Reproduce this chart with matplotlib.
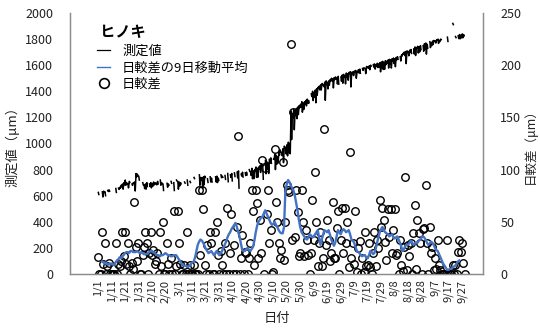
import numpy as np
import matplotlib
matplotlib.use('Agg')
import matplotlib.pyplot as plt
from matplotlib.lines import Line2D

plt.rcParams['font.family'] = ['Noto Sans CJK JP', 'DejaVu Sans']

# 日較差 (um), one value per day starting 1/1
day_range = [
    16, 0, 0, 40, 10, 30, 0, 8, 11, 0,
    0, 0, 0, 30, 0, 10, 8, 12, 40, 17,
    40, 10, 30, 8, 0, 11, 5, 69, 26, 12,
    30, 0, 0, 18, 26, 40, 30, 0, 20, 40,
    18, 23, 10, 12, 20, 0, 40, 8, 50, 0,
    0, 30, 10, 0, 15, 0, 60, 0, 8, 60,
    30, 10, 0, 0, 9, 0, 40, 0, 9, 0,
    0, 9, 0, 0, 0, 80, 18, 80, 62, 9,
    0, 28, 0, 40, 30, 0, 0, 40, 50, 18,
    0, 22, 9, 0, 30, 0, 63, 0, 20, 57,
    0, 28, 0, 45, 132, 0, 15, 37, 0, 21,
    20, 0, 15, 30, 80, 60, 9, 80, 68, 15,
    52, 20, 109, 0, 102, 57, 80, 30, 42, 0,
    2, 120, 69, 50, 30, 15, 23, 107, 13, 50,
    85, 80, 79, 220, 33, 155, 35, 80, 59, 17,
    20, 80, 50, 17, 42, 33, 18, 0, 20, 71,
    33, 98, 50, 8, 30, 40, 8, 15, 139, 28,
    52, 33, 12, 20, 69, 15, 15, 44, 60, 0,
    33, 63, 20, 63, 30, 50, 7, 117, 15, 30,
    10, 60, 2, 25, 32, 0, 15, 2, 40, 8,
    9, 30, 7, 0, 20, 40, 8, 33, 25, 71,
    45, 63, 52, 31, 13, 62, 35, 62, 20, 42,
    62, 18, 20, 0, 33, 9, 3, 26, 93, 4,
    28, 17, 30, 0, 39, 66, 5, 52, 39, 30,
    0, 43, 44, 85, 30, 0, 45, 20, 26, 4,
    15, 5, 33, 9, 4, 0, 0, 0, 0, 33,
    0, 0, 0, 9, 0, 9, 0, 21, 33, 21, 30, 11, 0,
]

# daily maximum of the stem measurement (um)
meas_top = [
    625, 620, 615, 630, 635, 630, 628, 640, 645, 640,
    642, 650, 648, 655, 660, 658, 665, 680, 690, 700,
    720, 700, 690, 710, 700, 690, 700, 705, 770, 765,
    750, 740, 745, 700, 680, 690, 700, 710, 690, 700,
    690, 705, 700, 695, 710, 700, 720, 700, 690, 705,
    700, 695, 690, 700, 710, 705, 700, 690, 720, 710,
    705, 700, 715, 720, 705, 700, 720, 715, 710, 720,
    725, 740, 730, 750, 730, 760, 740, 735, 745, 750,
    740, 730, 750, 745, 735, 740, 760, 745, 750, 735,
    745, 760, 750, 740, 755, 760, 770, 765, 760, 770,
    760, 775, 770, 780, 790, 770, 765, 780, 790, 775,
    780, 790, 800, 785, 810, 790, 800, 820, 810, 820,
    830, 845, 835, 850, 870, 860, 850, 880, 890, 900,
    880, 920, 910, 900, 940, 950, 930, 960, 980, 970,
    990, 1010, 1000, 1250, 1230, 1260, 1250, 1270, 1280, 1290,
    1300, 1320, 1310, 1320, 1330, 1340, 1330, 1360, 1380, 1400,
    1390, 1410, 1420, 1430, 1440, 1450, 1460, 1450, 1470, 1480,
    1470, 1480, 1490, 1500, 1495, 1505, 1510, 1500, 1515, 1520,
    1510, 1525, 1530, 1520, 1540, 1535, 1545, 1550, 1545, 1550,
    1555, 1560, 1550, 1565, 1570, 1565, 1575, 1580, 1575, 1590,
    1585, 1595, 1600, 1590, 1605, 1610, 1600, 1615, 1610, 1620,
    1625, 1630, 1620, 1635, 1630, 1640, 1645, 1640, 1650, 1655,
    1650, 1660, 1665, 1670, 1665, 1680, 1690, 1700, 1705, 1710,
    1700, 1715, 1720, 1710, 1725, 1740, 1735, 1745, 1740, 1750,
    1755, 1750, 1765, 1770, 1760, 1775, 1780, 1770, 1785, 1790,
    1785, 1795, 1800, 1790, 1800, 1805, 1800, 1810, 1805, 1815,
    1810, 1820, 1815, 1920, 1825, 1820, 1830, 1825, 1835, 1830, 1840, 1835, 1830,
]

# 9-day moving average of 日較差, first value belongs to day 3
ma_start = 3
ma_values = [
    12, 11, 10, 11, 9, 9, 10,
    10, 9, 9, 11, 13, 14, 16, 15, 17, 18,
    20, 21, 21, 20, 22, 22, 21, 21, 21, 22,
    21, 20, 21, 20, 19, 19, 19, 20, 21, 22,
    22, 21, 20, 19, 18, 18, 17, 18, 18, 19,
    20, 19, 18, 18, 17, 17, 18, 18, 18, 16,
    14, 12, 10, 8, 8, 8, 7, 7, 8, 10,
    11, 12, 16, 22, 28, 31, 33, 32, 30, 27,
    24, 22, 20, 21, 22, 20, 18, 20, 22, 20,
    18, 20, 22, 25, 28, 31, 35, 38, 40, 43,
    45, 47, 49, 45, 40, 36, 29, 23, 22, 22,
    24, 25, 23, 22, 24, 26, 32, 40, 46, 50,
    52, 54, 55, 58, 61, 58, 55, 52, 49, 47,
    48, 50, 47, 45, 42, 40, 39, 39, 45, 80,
    86, 90, 88, 85, 82, 80, 75, 68, 61, 52,
    45, 40, 38, 36, 34, 33, 35, 38, 37, 35,
    36, 38, 40, 42, 35, 28, 33, 38, 42, 41,
    40, 42, 38, 33, 30, 27, 30, 36, 42, 40,
    38, 41, 43, 42, 40, 41, 42, 38, 33, 32,
    30, 26, 22, 21, 20, 18, 17, 18, 18, 16,
    15, 18, 22, 21, 19, 20, 24, 30, 35, 40,
    43, 45, 42, 40, 39, 38, 36, 37, 38, 36,
    34, 35, 36, 33, 30, 26, 22, 24, 27, 28,
    28, 30, 32, 30, 28, 29, 30, 30, 32, 33,
    35, 36, 35, 33, 30, 28, 29, 31, 30, 28,
    25, 23, 22, 19, 16, 13, 10, 8, 6, 4,
    4, 5, 5, 6, 7, 8, 10, 12, 13,
]

date_labels = ['1/1', '1/11', '1/21', '1/31', '2/10', '2/20', '3/1', '3/11',
               '3/21', '3/31', '4/10', '4/20', '4/30', '5/10', '5/20', '5/30',
               '6/9', '6/19', '6/29', '7/9', '7/19', '7/29', '8/8', '8/18',
               '8/28', '9/7', '9/17', '9/27']

text_color = '#222222'
axis_color = '#8c8c8c'
blue = '#4472c4'

# measured series: morning maximum then afternoon minimum for each day,
# broken where no daily range was recorded
mx, my = [], []
for d, (top, rng) in enumerate(zip(meas_top, day_range)):
    if rng == 0:
        mx.append(np.nan)
        my.append(np.nan)
        continue
    mx += [d + 0.2, d + 0.6]
    my += [top, top - rng]

fig = plt.figure(figsize=(5.40, 3.28), dpi=100)
ax = fig.add_axes([70 / 540, 1 - 274 / 328, 413 / 540, 261 / 328])
ax2 = ax.twinx()

ax.plot(mx, my, color='black', lw=1.1)

days = np.arange(len(day_range))
ax2.plot(days, day_range, ls='none', marker='o', ms=5.4, mfc='none',
         mec='black', mew=1.0)
ma_days = np.arange(ma_start, ma_start + len(ma_values))
ax2.plot(ma_days, ma_values, color=blue, lw=1.7)

ax.set_xlim(-20.8, 285.6)
ax.set_ylim(0, 2000)
ax2.set_ylim(0, 250)

ax.set_yticks(np.arange(0, 2001, 200))
ax2.set_yticks(np.arange(0, 251, 50))
ax.set_xticks(np.arange(len(date_labels)) * 10)
ax.set_xticklabels(date_labels, rotation=90, fontsize=8, color=text_color)
ax.tick_params(axis='x', length=0, pad=4)
ax.tick_params(axis='y', length=0, labelsize=9, labelcolor=text_color, pad=12)
ax2.tick_params(axis='y', length=0, labelsize=9, labelcolor=text_color, pad=12.5)

# small inward marks at the top of both value axes
ax.set_yticks([2000], minor=True)
ax2.set_yticks([250], minor=True)
ax.tick_params(axis='y', which='minor', direction='in', length=4,
               color=axis_color)
ax2.tick_params(axis='y', which='minor', direction='in', length=4,
                color=axis_color)

for a in (ax, ax2):
    a.spines['top'].set_visible(False)
    for s in ('left', 'right', 'bottom'):
        a.spines[s].set_color(axis_color)
        a.spines[s].set_linewidth(0.9)

ax.set_ylabel('測定値（μm）', fontsize=9.5, color=text_color, labelpad=4)
ax2.set_ylabel('日較差（μm）', fontsize=9, color=text_color, labelpad=1)
ax.set_xlabel('日付', fontsize=9.5, color=text_color, labelpad=7)

fig.text(100 / 540, 1 - 32 / 328, 'ヒノキ', fontsize=11, fontweight='bold',
         va='center', ha='left', color='black')

handles = [Line2D([0], [0], color='black', lw=0.9),
           Line2D([0], [0], color=blue, lw=1.0),
           Line2D([0], [0], ls='none', marker='o', ms=7, mfc='none',
                  mec='black', mew=1.2)]
labels = ['測定値', '日較差の9日移動平均', '日較差']
ax2.legend(handles, labels, loc='upper left',
           bbox_to_anchor=(97 / 540, 1 - 45 / 328),
           bbox_transform=fig.transFigure, frameon=False, fontsize=9.5,
           handlelength=1.0, handletextpad=0.9, labelspacing=0.25,
           borderpad=0, borderaxespad=0)

fig.savefig('out.png', dpi=100)
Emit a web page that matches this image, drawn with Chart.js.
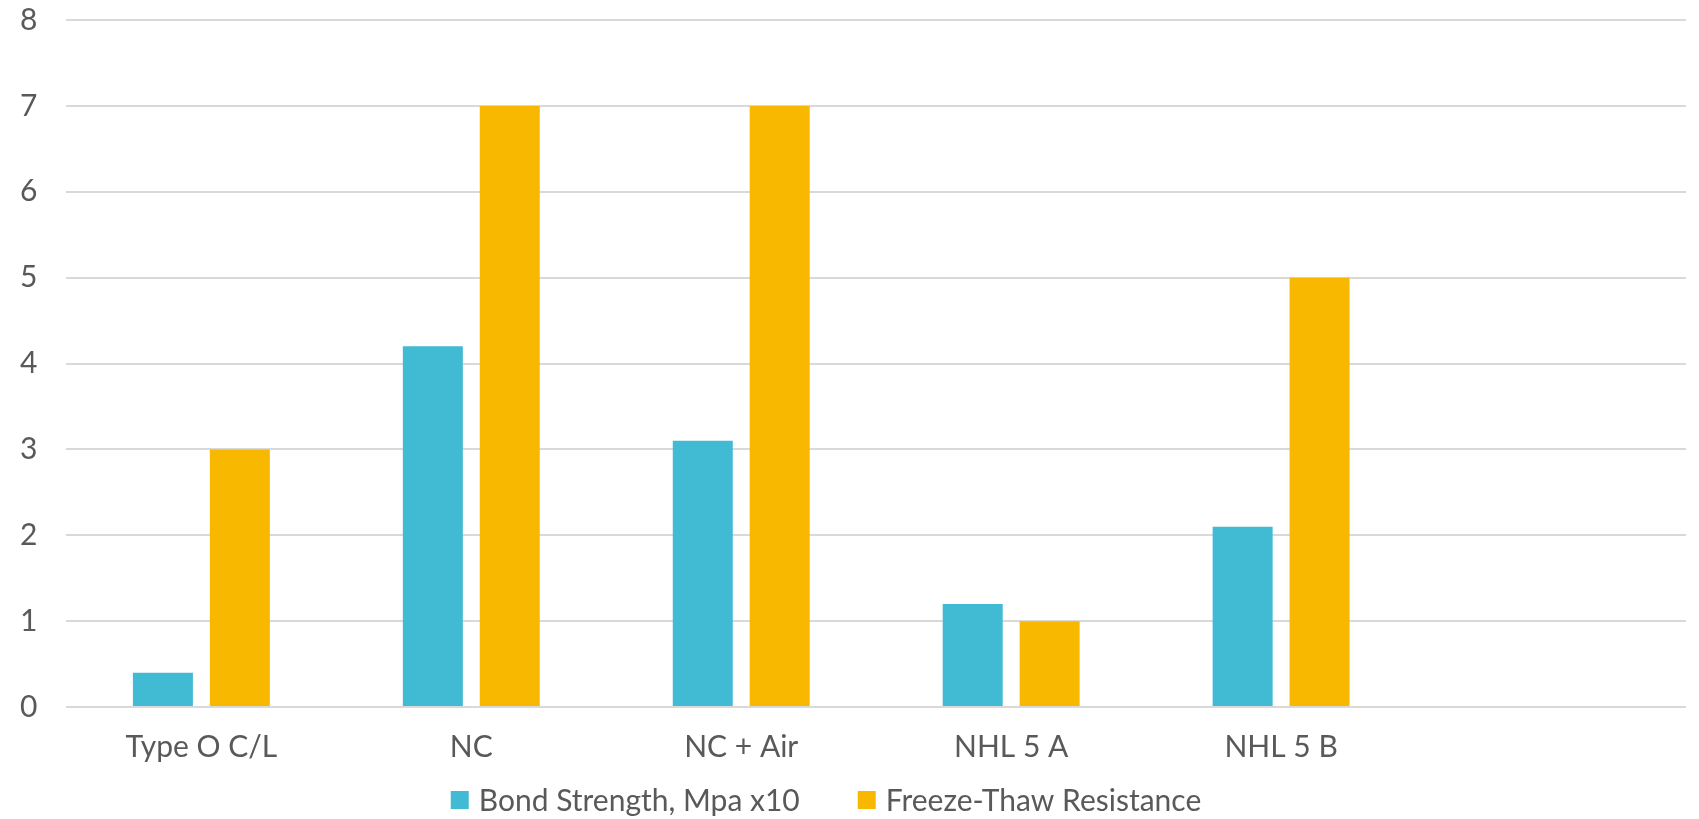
<!DOCTYPE html>
<html>
<head>
<meta charset="utf-8">
<script src="https://cdn.jsdelivr.net/npm/chart.js@4/dist/chart.umd.min.js"></script>
<style>
  html, body { margin: 0; padding: 0; background: #ffffff; }
  #wrap { width: 1699px; height: 819px; }
</style>
</head>
<body>
<div id="wrap"><canvas id="chart" width="1699" height="819"></canvas></div>
<script>
// Mortar types compared (last slot is left blank)
const categories = ['Type O C/L', 'NC', 'NC + Air', 'NHL 5 A', 'NHL 5 B', ''];

// Series values
const bondStrength = [0.4, 4.2, 3.1, 1.2, 2.1, null];
const freezeThaw = [3, 7, 7, 1, 5, null];

// Value axis range and step
const yMin = 0;
const yMax = 8;
const yStep = 1;

const seriesNames = ['Bond Strength, Mpa x10', 'Freeze-Thaw Resistance'];
const seriesColors = ['#41BAD3', '#F9B800'];

const FONT = 'Lato, "Open Sans", "Liberation Sans", sans-serif';
const FONT_SIZE = 30;
const TEXT = '#595959';
const GRID = '#D9D9D9';

// Legend drawn as a single centred row below the axis labels
const bottomLegend = {
  id: 'bottomLegend',
  afterDraw(chart) {
    const ctx = chart.ctx;
    const box = 18, textGap = 10, itemGap = 58;
    const cy = 800, cx = 826;
    ctx.save();
    ctx.font = FONT_SIZE + 'px ' + FONT;
    ctx.textBaseline = 'middle';
    ctx.textAlign = 'left';
    const items = chart.data.datasets.map(ds => ({
      text: ds.label, color: ds.backgroundColor, w: ctx.measureText(ds.label).width
    }));
    const total = items.reduce((s, it) => s + box + textGap + it.w, 0) + itemGap * (items.length - 1);
    let x = cx - total / 2;
    items.forEach(it => {
      ctx.fillStyle = it.color;
      ctx.fillRect(x, cy - box / 2, box, box);
      ctx.fillStyle = TEXT;
      ctx.fillText(it.text, x + box + textGap, cy + 1);
      x += box + textGap + it.w + itemGap;
    });
    ctx.restore();
  }
};

new Chart(document.getElementById('chart'), {
  type: 'bar',
  data: {
    labels: categories,
    datasets: [
      { label: seriesNames[0], data: bondStrength, backgroundColor: seriesColors[0] },
      { label: seriesNames[1], data: freezeThaw, backgroundColor: seriesColors[1] }
    ]
  },
  plugins: [bottomLegend],
  options: {
    responsive: false,
    animation: false,
    layout: { padding: { left: 15, right: 13, top: 20, bottom: 40 } },
    datasets: {
      bar: { categoryPercentage: 0.57, barPercentage: 0.78 }
    },
    plugins: {
      tooltip: { enabled: false },
      legend: { display: false }
    },
    scales: {
      x: {
        grid: { display: false },
        border: { display: false },
        ticks: {
          color: TEXT,
          padding: 14,
          maxRotation: 0,
          autoSkip: false,
          font: { family: FONT, size: FONT_SIZE }
        },
        afterFit(scale) {
          scale.paddingLeft = 0;
          scale.paddingRight = 0;
        }
      },
      y: {
        min: yMin,
        max: yMax,
        border: { display: false },
        grid: { color: GRID, lineWidth: 2, drawTicks: true, tickLength: 24, tickColor: 'rgba(0,0,0,0)' },
        ticks: {
          stepSize: yStep,
          color: TEXT,
          padding: 5,
          font: { family: FONT, size: FONT_SIZE }
        },
        afterFit(scale) {
          scale.paddingTop = 0;
          scale.paddingBottom = 0;
        }
      }
    }
  }
});
</script>
</body>
</html>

Stated problem: The required output is the exact run of lines from the start of the records through the line containing "plt.rcParams['font.family'] = ['Noto", both ends included, with no pictures.

Solution below:
Reproduce this chart with matplotlib.
import numpy as np
import matplotlib
matplotlib.use('Agg')
import matplotlib.pyplot as plt
from matplotlib.lines import Line2D

plt.rcParams['font.family'] = ['Noto Sans CJK JP', 'DejaVu Sans']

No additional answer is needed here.